A picture of the Western Metal Supply Company Building from inside Petco Park.

Today, skyscraper hotels and condominiums, office buildings, parking structures, shops and restaurants have replaced the old industrial warehouse district. This new redeveloped and revitalized district, known as East Village, is the location of  Petco Park, home to the San Diego Padres.

With the Padres commitment to preservation of historic resources, this one hundred-year old historical brick building was preserved and adaptively re-used. The Western Metal Supply Co. building is an integral part of the Petco Park. The building is incorporated into the ballpark, with the left-field foul pole attached to its southeastern corner. 

As part of the construction of the ball park, this historical building underwent major structural renovation and was completely seismically strengthened as required by the seismic regulations of the applicable building code and the City of San Diego URM Ordinance.


Old City Hall 

A picture of the Old City Hall, a historic building located at 664 Fifth Avenue in the heart of the Gaslamp Quarter.

Old City Hall is a historic building located at 664 Fifth Ave. in the heart of the Gaslamp Quarter, at the corner of G Street and Fifth Avenue in Downtown San Diego. This building is listed as a historic building #46 on the Gaslamp Quarter Historic Buildings registry.

This Florentine-Italianate architectural style building was originally a two-story brick building constructed in 1874. In 1887, two more stories were added. Upon the completion of the upper levels, the Public Library moved-in and occupied the third floor. In 1891, the City of San Diego purchased the building from Ralph Granger and the City of San Diego government offices were moved into the building, housing the City of San Diego government offices for 35 years.

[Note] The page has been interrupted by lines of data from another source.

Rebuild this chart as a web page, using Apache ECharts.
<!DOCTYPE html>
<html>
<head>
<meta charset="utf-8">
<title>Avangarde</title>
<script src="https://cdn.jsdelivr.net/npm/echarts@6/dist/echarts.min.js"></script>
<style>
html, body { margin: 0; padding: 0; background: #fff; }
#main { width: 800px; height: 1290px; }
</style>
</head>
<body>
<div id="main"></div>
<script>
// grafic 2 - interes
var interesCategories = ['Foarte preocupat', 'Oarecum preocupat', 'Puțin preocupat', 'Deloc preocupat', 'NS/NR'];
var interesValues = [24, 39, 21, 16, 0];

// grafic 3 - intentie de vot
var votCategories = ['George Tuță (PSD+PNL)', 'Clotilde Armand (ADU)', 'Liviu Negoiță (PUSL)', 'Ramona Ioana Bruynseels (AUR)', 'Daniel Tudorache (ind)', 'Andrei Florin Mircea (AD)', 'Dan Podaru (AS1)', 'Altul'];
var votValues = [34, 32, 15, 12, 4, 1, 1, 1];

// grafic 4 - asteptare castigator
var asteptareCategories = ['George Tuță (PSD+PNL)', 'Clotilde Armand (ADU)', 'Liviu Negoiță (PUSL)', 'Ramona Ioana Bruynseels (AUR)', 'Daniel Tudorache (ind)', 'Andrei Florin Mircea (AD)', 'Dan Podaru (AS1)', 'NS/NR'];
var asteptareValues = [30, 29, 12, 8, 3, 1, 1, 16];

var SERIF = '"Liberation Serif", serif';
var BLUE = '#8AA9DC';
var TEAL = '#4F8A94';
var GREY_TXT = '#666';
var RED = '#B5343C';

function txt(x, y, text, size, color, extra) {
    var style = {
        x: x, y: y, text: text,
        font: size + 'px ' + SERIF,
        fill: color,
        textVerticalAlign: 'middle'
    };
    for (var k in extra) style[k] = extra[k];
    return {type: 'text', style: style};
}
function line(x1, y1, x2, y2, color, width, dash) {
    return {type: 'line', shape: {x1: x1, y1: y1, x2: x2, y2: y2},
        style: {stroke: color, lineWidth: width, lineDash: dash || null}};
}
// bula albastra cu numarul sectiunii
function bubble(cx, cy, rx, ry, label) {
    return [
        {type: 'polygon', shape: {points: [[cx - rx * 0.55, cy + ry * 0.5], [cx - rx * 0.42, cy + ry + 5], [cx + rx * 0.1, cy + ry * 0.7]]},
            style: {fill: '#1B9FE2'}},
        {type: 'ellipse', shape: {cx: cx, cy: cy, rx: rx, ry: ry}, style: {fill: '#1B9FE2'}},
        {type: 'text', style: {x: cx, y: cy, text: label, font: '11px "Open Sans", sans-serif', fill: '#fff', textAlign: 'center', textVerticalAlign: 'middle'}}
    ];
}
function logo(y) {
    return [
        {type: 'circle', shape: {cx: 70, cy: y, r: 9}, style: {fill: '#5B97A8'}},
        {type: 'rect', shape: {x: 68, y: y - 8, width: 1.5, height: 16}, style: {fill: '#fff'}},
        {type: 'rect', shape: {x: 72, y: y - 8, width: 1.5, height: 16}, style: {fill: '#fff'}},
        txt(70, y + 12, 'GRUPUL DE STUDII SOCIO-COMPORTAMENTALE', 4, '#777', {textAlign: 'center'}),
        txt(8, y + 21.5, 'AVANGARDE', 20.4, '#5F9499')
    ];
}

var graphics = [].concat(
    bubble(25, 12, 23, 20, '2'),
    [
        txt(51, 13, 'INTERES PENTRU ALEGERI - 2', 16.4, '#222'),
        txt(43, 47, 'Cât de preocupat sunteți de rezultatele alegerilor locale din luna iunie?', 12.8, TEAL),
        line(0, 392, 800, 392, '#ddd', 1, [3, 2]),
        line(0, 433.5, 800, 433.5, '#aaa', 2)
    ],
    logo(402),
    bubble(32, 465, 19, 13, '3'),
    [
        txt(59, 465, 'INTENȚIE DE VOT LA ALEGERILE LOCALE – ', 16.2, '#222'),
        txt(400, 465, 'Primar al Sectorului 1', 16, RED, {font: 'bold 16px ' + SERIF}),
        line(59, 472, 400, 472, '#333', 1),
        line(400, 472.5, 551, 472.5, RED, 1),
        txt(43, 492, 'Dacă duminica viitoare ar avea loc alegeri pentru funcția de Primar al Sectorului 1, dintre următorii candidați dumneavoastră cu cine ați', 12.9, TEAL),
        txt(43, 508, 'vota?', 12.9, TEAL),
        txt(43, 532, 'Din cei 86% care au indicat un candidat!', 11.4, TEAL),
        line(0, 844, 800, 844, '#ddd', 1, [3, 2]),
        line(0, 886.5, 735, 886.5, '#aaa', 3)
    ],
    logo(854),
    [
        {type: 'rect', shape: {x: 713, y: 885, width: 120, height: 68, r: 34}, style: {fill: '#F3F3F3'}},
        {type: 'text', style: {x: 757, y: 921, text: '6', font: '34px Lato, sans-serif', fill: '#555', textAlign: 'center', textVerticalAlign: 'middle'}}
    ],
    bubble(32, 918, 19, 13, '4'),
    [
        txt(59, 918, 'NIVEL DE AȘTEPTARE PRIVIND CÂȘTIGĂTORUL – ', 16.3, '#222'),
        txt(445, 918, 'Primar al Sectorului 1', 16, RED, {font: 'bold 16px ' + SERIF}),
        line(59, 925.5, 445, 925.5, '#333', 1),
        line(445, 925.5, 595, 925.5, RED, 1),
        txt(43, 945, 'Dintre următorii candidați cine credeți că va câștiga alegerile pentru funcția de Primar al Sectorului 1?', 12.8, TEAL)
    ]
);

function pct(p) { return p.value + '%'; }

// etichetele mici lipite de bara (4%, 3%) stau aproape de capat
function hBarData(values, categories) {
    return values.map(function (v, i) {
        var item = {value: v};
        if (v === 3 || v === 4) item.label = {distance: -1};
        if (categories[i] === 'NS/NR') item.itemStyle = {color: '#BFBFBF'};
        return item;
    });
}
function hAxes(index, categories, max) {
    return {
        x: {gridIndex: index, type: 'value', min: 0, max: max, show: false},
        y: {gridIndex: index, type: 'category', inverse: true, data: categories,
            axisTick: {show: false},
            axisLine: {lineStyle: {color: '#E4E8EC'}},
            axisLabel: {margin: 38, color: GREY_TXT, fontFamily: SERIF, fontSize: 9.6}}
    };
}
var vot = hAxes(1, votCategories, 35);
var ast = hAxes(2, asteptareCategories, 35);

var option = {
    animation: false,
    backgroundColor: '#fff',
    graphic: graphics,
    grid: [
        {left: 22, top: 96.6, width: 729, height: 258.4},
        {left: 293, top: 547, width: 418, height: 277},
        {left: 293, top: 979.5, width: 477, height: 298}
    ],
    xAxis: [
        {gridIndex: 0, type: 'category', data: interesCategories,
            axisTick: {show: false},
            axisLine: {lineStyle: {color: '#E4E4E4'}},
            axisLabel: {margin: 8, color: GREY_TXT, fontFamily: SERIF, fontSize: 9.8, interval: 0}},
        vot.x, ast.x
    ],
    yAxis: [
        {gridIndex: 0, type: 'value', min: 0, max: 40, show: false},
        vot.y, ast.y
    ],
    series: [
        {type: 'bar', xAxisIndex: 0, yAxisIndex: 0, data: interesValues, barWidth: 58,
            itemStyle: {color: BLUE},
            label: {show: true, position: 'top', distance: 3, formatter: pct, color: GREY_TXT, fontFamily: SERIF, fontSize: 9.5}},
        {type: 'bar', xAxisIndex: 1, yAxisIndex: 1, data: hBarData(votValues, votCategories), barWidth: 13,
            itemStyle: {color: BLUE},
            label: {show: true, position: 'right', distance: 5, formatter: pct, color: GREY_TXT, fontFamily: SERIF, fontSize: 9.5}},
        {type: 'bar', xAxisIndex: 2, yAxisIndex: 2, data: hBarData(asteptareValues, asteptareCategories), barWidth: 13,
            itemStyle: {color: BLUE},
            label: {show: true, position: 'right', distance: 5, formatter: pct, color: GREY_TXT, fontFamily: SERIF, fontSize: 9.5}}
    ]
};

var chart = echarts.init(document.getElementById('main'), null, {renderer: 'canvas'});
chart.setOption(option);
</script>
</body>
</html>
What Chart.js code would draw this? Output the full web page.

Today, Old City Hall is privately owned and is used as a mixed-occupancy; restaurant/bar on the first floor, retail on second floor, and live/work loft units on the third and fourth floors. In 1995, this URM building underwent major structural renovation and was completely retrofitted according to the seismic regulations of the then applicable building code and the City of San Diego URM Ordinance.